I just love K. O'Neill and their comics—The Moth Keeper and The Tea Dragon Society were two of the most inclusive, compassionate, warm, colorful, all-around good-natured books I've ever read. Reading these books, you get the sense that there are kind people, and then there's K. O'Neill, who seems to have reached peak kindness enlightenment and literally wants to make young readers feel happy, and hopeful, and loved.

Princess Princess Ever After is a perfect addition to this canon of warm, welcoming books. It's got a quicker sense of humor than O'Neill's other works, subverting all kinds of princess tropes and even making room for a little mischief in the process. Sadie and Amira learn to love the traits of theirs that other people criticize, they show kindness to people too easily categorized as villains, they teach other people that it's okay to accept help (even—gasp!—from women) (/s), and they are unabashedly themselves. It's just delightful.

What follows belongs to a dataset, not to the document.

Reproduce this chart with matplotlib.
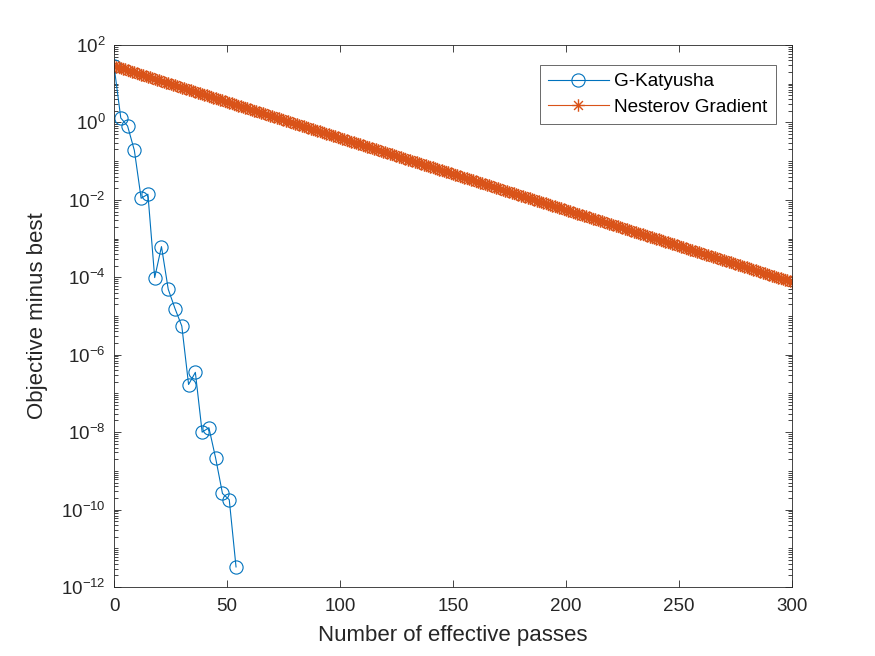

Every word and every panel in a K. O'Neill book is flawlessly executed, and that holds true here. And O'Neill is deliberate about including characters of all kinds of gender expressions, sexual orientations, races, and body types in this story (as in all their works).

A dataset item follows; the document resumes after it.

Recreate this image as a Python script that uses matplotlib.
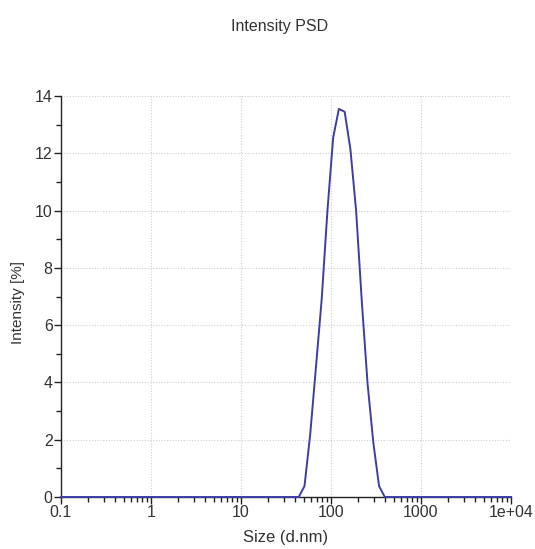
import matplotlib
matplotlib.use("Agg")
import matplotlib.pyplot as plt
from matplotlib.ticker import FixedLocator, NullFormatter

# Data
size_nm = [0.1, 43.8, 50.75, 58.8, 68.1, 78.8, 91.3, 105.7, 122.4, 141.8,
           164.2, 190.1, 220.2, 255.0, 295.3, 342.0, 396.1, 10000]
intensity = [0, 0, 0.38, 2.2, 4.55, 6.9, 10.0, 12.55, 13.55, 13.45,
             12.15, 10.0, 6.8, 3.95, 1.9, 0.38, 0, 0]

x_ticks = [0.1, 1, 10, 100, 1000, 10000]
x_tick_labels = ["0.1", "1", "10", "100", "1000", "1e+04"]
y_ticks = [0, 2, 4, 6, 8, 10, 12, 14]

plt.rcParams['font.family'] = ['Liberation Sans', 'DejaVu Sans']
fig = plt.figure(figsize=(5.35, 5.49), dpi=100)
ax = fig.add_axes([61/535, 52/549, (511-61)/535, (497-96)/549])

ax.plot(size_nm, intensity, color='#3d3da6', lw=1.4, clip_on=False, zorder=3)
ax.set_xscale('log')
ax.set_xlim(0.1, 10000)
ax.set_ylim(0, 14)

ax.set_xticks(x_ticks)
ax.set_xticklabels(x_tick_labels)
minors = [m * 10**e for e in range(-1, 4) for m in range(2, 10)]
ax.xaxis.set_minor_locator(FixedLocator(minors))
ax.xaxis.set_minor_formatter(NullFormatter())
ax.set_yticks(y_ticks)
ax.set_yticks([1, 3, 5, 7, 9, 11, 13], minor=True)

for s in ['top', 'right']:
    ax.spines[s].set_visible(False)
for s in ['left', 'bottom']:
    ax.spines[s].set_color('#222222')
    ax.spines[s].set_linewidth(1.0)

ax.tick_params(which='major', direction='out', length=5, width=1, colors='#222222',
               labelsize=11.5, labelcolor='#333333', pad=1)
ax.tick_params(which='minor', direction='out', length=3.5, width=1, colors='#222222')

ax.grid(True, which='major', linestyle=(0, (1, 1.5)), color='#cfcfcf', lw=0.8)
ax.set_axisbelow(True)

ax.set_xlabel('Size (d.nm)', fontsize=12, color='#333333', labelpad=7)
ax.set_ylabel('Intensity [%]', fontsize=11, color='#333333')
ax.yaxis.set_label_coords(-0.08, 0.485)
fig.text(280/535, 1 - 27/549, 'Intensity PSD', ha='center', va='center',
         fontsize=11.5, color='#333333')

fig.savefig('out.png', dpi=100)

I'd personally start with The Moth Keeper if you've never read a K. O'Neill book—it targets an MG audience where this book and the Tea Dragon series target younger readers, so it has more depth and layers to ponder. But when you read that book and inevitably want to read everything O'Neill's ever published, add this one to your list too—you'll love it.

Currently reading:


A History of Desserts

Written and illustrated by Victoria Grace Elliott
Middle grade · Graphic novel · 2021

· · · The publisher says: · · ·

Cake is delicious, and comics are awesome: this exciting nonfiction graphic novel for kids combines both! Explore the history of desserts through a fun adventure with facts, legends, and recipes for readers to try at home.

Have you ever wondered who first thought to freeze cream? Or when people began making sweet pastry shells to encase fruity fillings? Peri is excited to show you the delicious history of sweets while taking you around the world and back!

The team-up that made ice cream cones!

The mistake that made brownies!

Learn about and taste the true stories behind everyone’s favorite treats, paired with fun and easy recipes to try at home. After all, sweets—and their stories—are always better when they’re shared!

· · · · · ·

This book is so adorable, I could genuinely pass out—I hope to find some time to finish reading it soon!

That's all for now—take care, and happy reading! ✨✨


  1. A history of desserts in graphic novel form sounds really fun!

  2. Ok, how in the world did I never realize that Tea Dragon Society and Princess Princess Ever After ARE BY THE SAME PERSON? HONESTLY! And I have Moth Keeper on my shelf at school and haven't read it yet so I'll be grabbing that first tomorrow. Had to go back and read your last couple of weeks of reviews and echo Linda's comment that you could be writing professional book reviews. I'm so hooked on your book reviews. And of course clicking over to spend more money on books and purchase 49 Days and If You'll Have Me. I haven't posted regularly to #imwayr in years, but like you, I'm trying to get my reading life back together and I really missed this community.

  3. Will put Princess Princess Ever After on the list, Max, and Yummy looks so, well, "YUMMY". What a great idea for a book! Happy April, Fool's Day & beyond!

  4. I wanted to like the Tea Dragon Society, but even though it was super cute, I don't think my readers would pick it up. They DO like both Tasty as well as Yummy. I guess they like food more than tea! Thanks for the review.

  5. That's too funny, I've only seen the Tea Dragon Society as a card game which is fun by the way. Princess Princess and Yummy do look super cute.

  6. Yummy sounds like a fun and informative book!

  7. I enjoyed The Moth Keeper so this one is a must read. A short book is always welcome for readers not ready for the 300+ page monstrosities. Thanks for taking part in MMGM this week!

  8. I never intended to be anonymous, but the above comment was mine:)

  9. This sounds like a sweet princess story. And Yummy sounds really interesting.

  10. I love K. O'Neill, but I haven't read this one. Definitely gonna have to check it out. Yummy sounds like a perfect fit for my household, too. :) Thanks for sharing!

  11. I love that the princess is rescued by another princess! Sounds like a great book - thanks for the review!

    Book By Book

  12. I always want more books by K. O'Neill. They also have a picture book called Dewdrop if you haven't read that yet.